Check out (self-confessed fellow Loki-obsessed) “LimebirdLaura’s” blog post “The Right Kind of Villain,” which examines Loki as a villain, and his multi-dimensionality that makes him work so well as a villain. Here’s an excerpt:
Loki is a perfect villain. There’s as much meat to his story as there is the hero’s story. I love it when the bad guy makes the film more interesting and gives it more depth, and does more than just stalk the good guy down. It keeps the story on a constant motion for me, no scene of the film is boring or “fluff” when you have both the good guy and the bad guy pushing the story along. A script shouldn’t focus solely on the hero, when the villain’s story is just as important most of the time. Having a cookie-cutter, mustache twirling, cackling-at-the-top-of-his-lungs villain doesn’t add as much depth to a script or keep the action as interesting as a villain who has a clearly defined motive and personality.
Right on! There’s also some thought-provoking comparison discussion of Star Wars villains that worked and didn’t work.
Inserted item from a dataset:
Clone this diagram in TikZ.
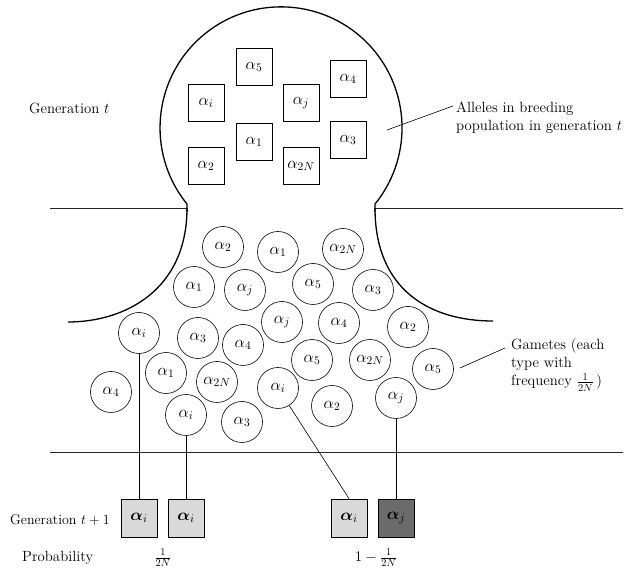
\RequirePackage{fix-cm}
\documentclass[tikz,border=0pt]{standalone}
\usepackage{amsmath,bm}
\definecolor{boxlight}{HTML}{D9D9D9}
\definecolor{boxdark}{HTML}{6B6B6B}
\tikzset{
  txt/.style={font=\fontsize{14.8}{18}\selectfont, inner sep=0pt},
  gam/.style={circle, draw, line width=0.6pt, minimum size=41pt, inner sep=0pt, font=\fontsize{16.5}{18}\selectfont},
  allele/.style={rectangle, draw, line width=0.6pt, minimum width=36pt, minimum height=37pt, inner sep=0pt, font=\fontsize{16.5}{18}\selectfont},
  offspring/.style={rectangle, draw, line width=0.7pt, minimum width=36pt, minimum height=38pt, inner sep=0pt, font=\fontsize{16.5}{18}\selectfont},
  bulb/.style={line width=1.3pt},
  hline/.style={line width=0.8pt, black!85},
  link/.style={line width=0.6pt}
}
\begin{document}
\begin{tikzpicture}[x=1pt,y=-1pt]
\useasboundingbox (0,0) rectangle (625,569);
% horizontal lines
\draw[hline] (50,208) -- (187,208);
\draw[hline] (375,208) -- (623,208);
\draw[hline] (50,452) -- (623,452);
% bulb
\draw[bulb] (187,212) -- (187,204) arc[start angle=141,end angle=399,radius=121] -- (375,212);
\draw[bulb] (187,208) .. controls (187,290) and (125,322) .. (68,322);
\draw[bulb] (375,208) .. controls (375,290) and (430,321) .. (493,321);
% alleles in generation t
\node[allele] (a5)  at (254,67)  {$\alpha_5$};
\node[allele] (a4)  at (348,79)  {$\alpha_4$};
\node[allele] (ai)  at (206,103) {$\alpha_i$};
\node[allele] (aj)  at (301,103) {$\alpha_j$};
\node[allele] (a1)  at (254,142) {$\alpha_1$};
\node[allele] (a3)  at (348,140) {$\alpha_3$};
\node[allele] (a2)  at (206,166) {$\alpha_2$};
\node[allele] (a2N) at (301,166) {$\alpha_{2N}$};
% gametes
\node[gam] (c1)  at (223,247) {$\alpha_2$};
\node[gam] (c2)  at (194,287) {$\alpha_1$};
\node[gam] (c3)  at (245,290) {$\alpha_j$};
\node[gam] (c4)  at (139,333) {$\alpha_i$};
\node[gam] (c5)  at (198,338) {$\alpha_3$};
\node[gam] (c6)  at (243,345) {$\alpha_4$};
\node[gam] (c7)  at (166,373) {$\alpha_1$};
\node[gam] (c8)  at (217,382) {$\alpha_{2N}$};
\node[gam] (c9)  at (111,392) {$\alpha_4$};
\node[gam] (c10) at (186,415) {$\alpha_i$};
\node[gam] (c11) at (242,422) {$\alpha_3$};
\node[gam] (c12) at (278,252) {$\alpha_1$};
\node[gam] (c13) at (343,249) {$\alpha_{2N}$};
\node[gam] (c14) at (313,284) {$\alpha_5$};
\node[gam] (c15) at (373,290) {$\alpha_3$};
\node[gam] (c16) at (282,322) {$\alpha_j$};
\node[gam] (c17) at (339,323) {$\alpha_4$};
\node[gam] (c18) at (408,327) {$\alpha_2$};
\node[gam] (c19) at (312,360) {$\alpha_5$};
\node[gam] (c20) at (370,360) {$\alpha_{2N}$};
\node[gam] (c21) at (433,369) {$\alpha_5$};
\node[gam] (c22) at (278,388) {$\alpha_i$};
\node[gam] (c23) at (332,406) {$\alpha_2$};
\node[gam] (c24) at (396,398) {$\alpha_j$};
% generation t+1
\node[offspring, fill=boxlight] (b1) at (139,518) {$\bm{\alpha}_i$};
\node[offspring, fill=boxlight] (b2) at (186,518) {$\bm{\alpha}_i$};
\node[offspring, fill=boxlight] (b3) at (349,518) {$\bm{\alpha}_i$};
\node[offspring, fill=boxdark]  (b4) at (396,518) {$\bm{\alpha}_j$};
\draw[link] (c4) -- (b1);
\draw[link] (c10) -- (b2);
\draw[link] (c22) -- (b3.north);
\draw[link] (c24) -- (b4);
% labels
\node[txt, anchor=west] (gent) at (29,108) {Generation $t$};
\node[txt, anchor=west, font=\fontsize{14}{18}\selectfont] (gent1) at (10,520) {Generation $t+1$};
\node[txt, anchor=west] (prob) at (22,558) {Probability};
\node[txt] (p1) at (163,558) {$\frac{1}{2N}$};
\node[txt] (p2) at (376,558) {$1-\frac{1}{2N}$};
\node[txt, anchor=west, align=left] (alltxt) at (456,117.5) {Alleles in breeding\\population in generation $t$};
\node[txt, anchor=west, align=left] (gamtxt) at (511,365) {Gametes (each\\type with\\frequency $\frac{1}{2N}$\,)};
\coordinate (l1a) at (387,130);
\coordinate (l1b) at (453,106);
\coordinate (l2a) at (460,368);
\coordinate (l2b) at (505,348);
\draw[link] (l1a) -- (l1b);
\draw[link] (l2a) -- (l2b);
\end{tikzpicture}
\end{document}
If you write you’ll particularly enjoy this blog post, because Loki truly is a great example of “how to write a villain” or antagonist that has depth and engages readers instead of just being a flat plot device to create problems for the hero or protagonist.
In fact, Loki has so *much* depth…I wonder if you can even really call him purely an antagonist. I guess so, he is to Thor anyway — but he has his own fairly well-defined agenda and goals and they aren’t just “stopping Thor” although that’s a big part of it. Maybe in a way he could be considered a protagonist himself — okay, Loki desires to destroy Jotunheim (for what what I would argue to be deep, dark psychological reasons — not just proving himself to his father in what has become a rather twisted need for love and respect but also symbolically destroying himself in his own self-hatred), so can he be considered a protagonist here, and Thor his antagonist? Loki isn’t trying to stop anyone from doing anything here, although his antagonist function I suppose is that this tests Thor’s change — will Thor try to protect the people he himself has recently started a war against? Loki as protagonist in The Avengers, the Avengers as his antagonists trying to stop him from world domination…hmmm… Well, I’m probably straying from the literary definitions…but I haven’t studied those since high school so I essentially have no idea what I’m talking about. That rarely stops me but I’m always happy to confess my ignorance. 😉
Ah well I am rambling, Loki has the power to make me do that.